The Number One Rule of the bi-partisan Foreign Policy Community is that America has the right to invade and attack other countries at will because American power is inherently good and our role in the world is to rule it though the use of superior military force. Paying homage to that imperialistic orthodoxy is a non-negotiable pre-requisite to maintaining Good Standing and Seriousness Credentials within the Foreign Policy Community.

Conversely, one who denies that premise reveals oneself to be deeply unserious and unworthy of meaningful discourse. While differences on the "when" and "how" are permitted, there is virtually no debate within the foreign policy establishment about whether the U.S. has the right to continue to intervene and attack and invade and occupy other countries in the absence of those countries attacking us.
What the hell? Just how many Americans do you suppose would support the Foreign Policy Community if they knew how it thinks?

Make no mistake: This is the very same Foreign Policy Community that supported -- and still supports -- Bush and Cheney's tragic invasion of Iraq. It's the same Foreign Policy Community that even today calls for invading Iran while our forces are tied up in Iraq. And it's the same Foreign Policy Community that dropped the ball on North Korea, allowing them to develop nuclear weapons.
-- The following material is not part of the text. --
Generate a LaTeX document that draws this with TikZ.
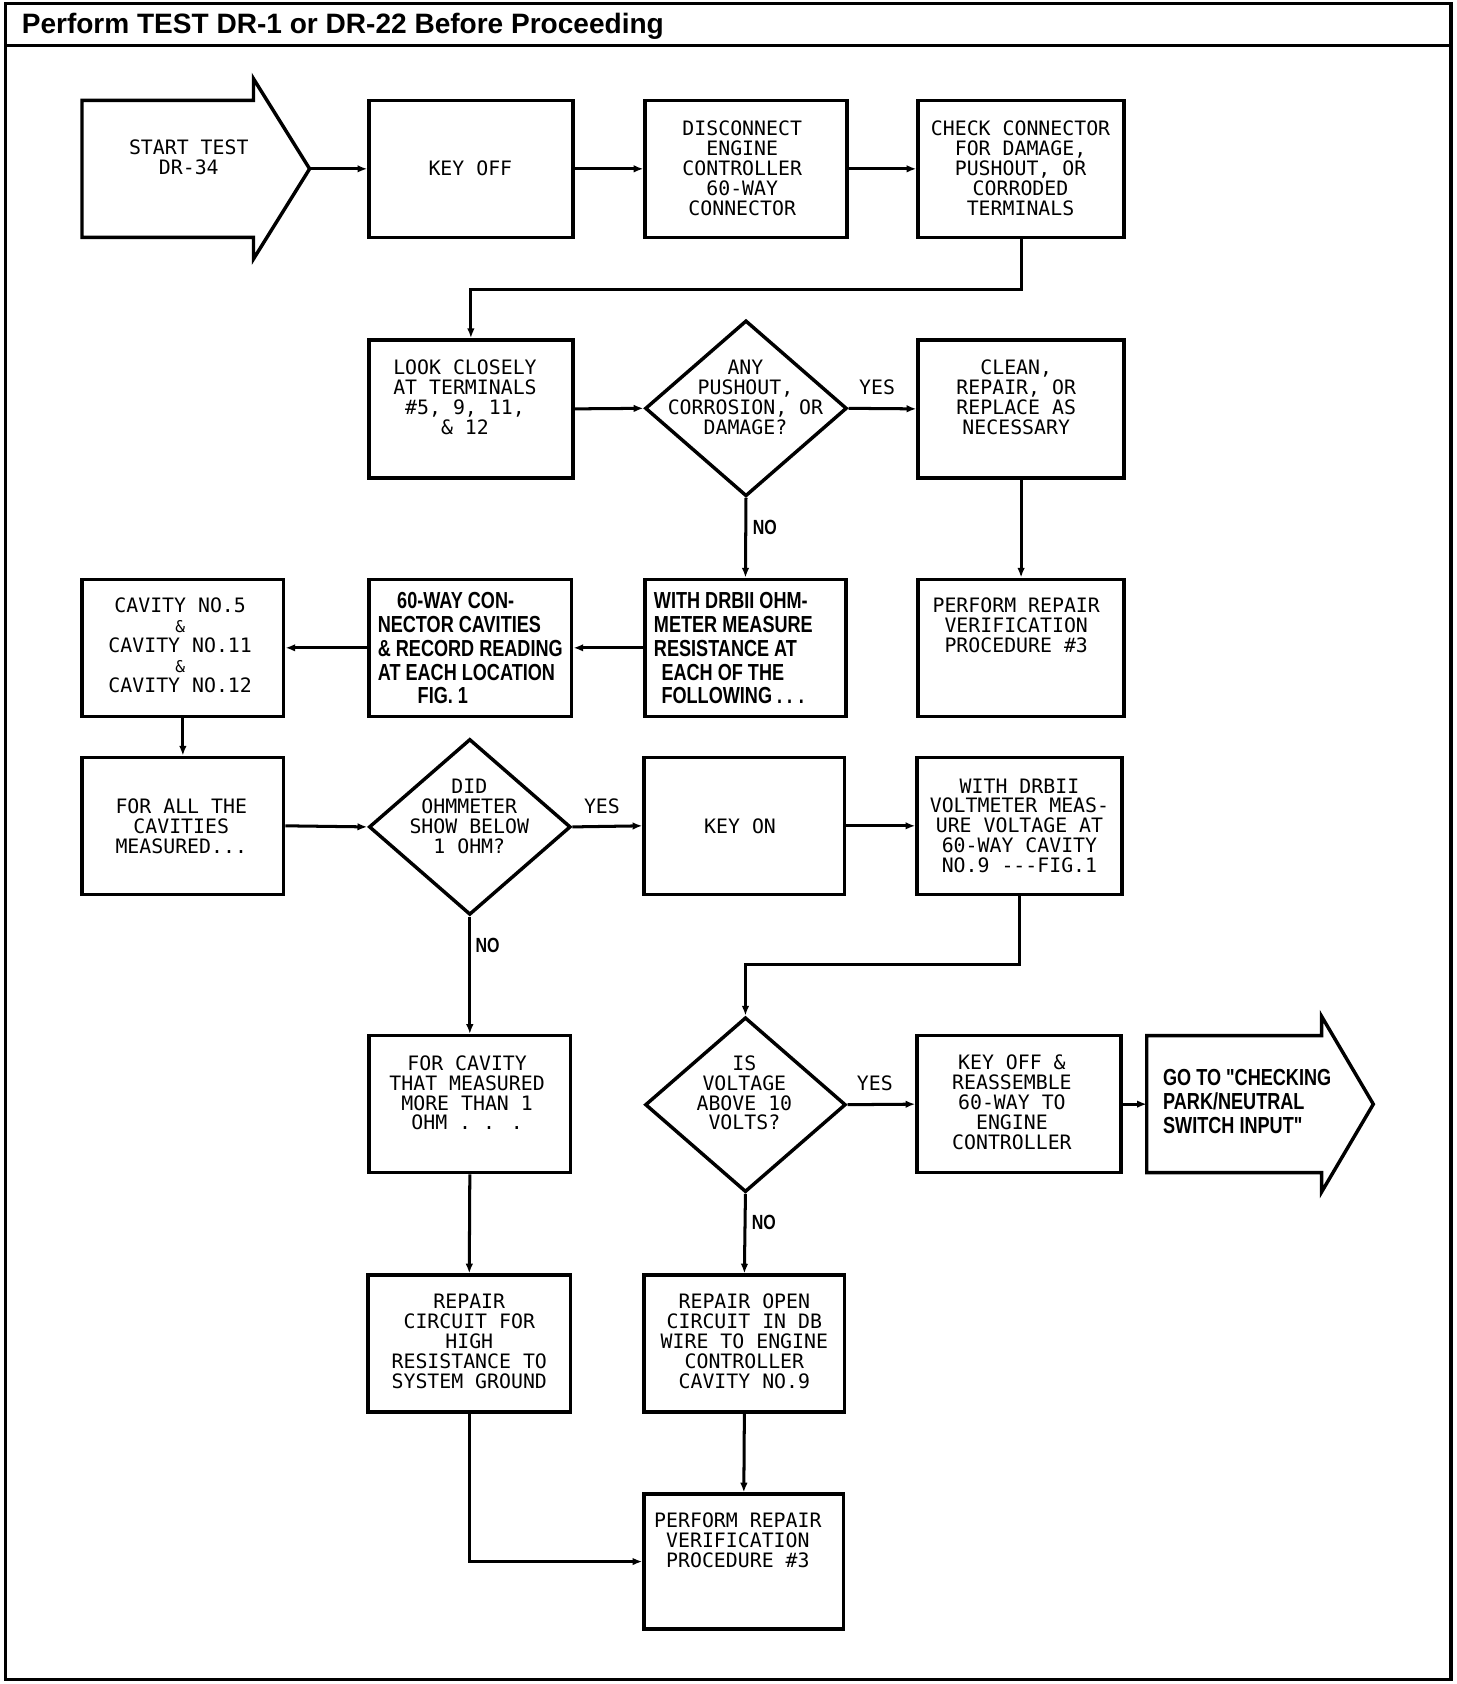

Those are our elite foreign policy scholars, folks -- and they bear an uncanny resemblance to our village idiots.


Webs said...

It sure as hell aint my country. It's Halliburton's, Blackstone, and all the other War Machines we gave it to a long time ago...

Oemar said...

Good post and very true indeed. I dont think for that matter any government gets influenced by public display of opposition. Remember the hundred thousands of protestors in London holding anti-war rally urging their govt not to go ahead with Iraq? Did Blair listen?

Jonathan Blake said...

The people in Washington don't represent me. Lately I've felt this close to ceding from the United States and declaring my own microstate.

Paul said...

Webs, would you say the politicians have sold the country to the corporations?

Oemar, Welcome to my blog! You make a very good point!

Jonathan, you and me both, friend!

Mahendra Palsule said...

This is interesting. Being an outsider, I'm not clear of the exact political role of the "Foreign Policy Community".

Isn't it overruled by the White House, the Congress, and the Senate? I mean, isn't it overruled by the folks who get elected? How does this work? I'm confused!

Paul said...

Mahendra, as I understand it, the Foreign Policy Community plays a huge role in "legitimizing or delegitimizing" the policy decisions of the elected officials in this country. Yes, they can be overruled by the President, the Senate or the Congress, but only at the risk that they will fight back by undermining support for the policies of whoever overrules them.

That was recently seen when Obama stated that if he were president and if Osama Bin Ladin was located in Pakistan, and if the Pakistanis would not do anything on their own, he would send US troops to kill or capture Bin Laden. The Foreign Policy Community immediately to a man condemned Obama as "not serious", "not yet ready to lead the nation", and "immature". The media picked up on it, spread those views around, and convinced a lot of people that it's true Obama can't handle foreign policy.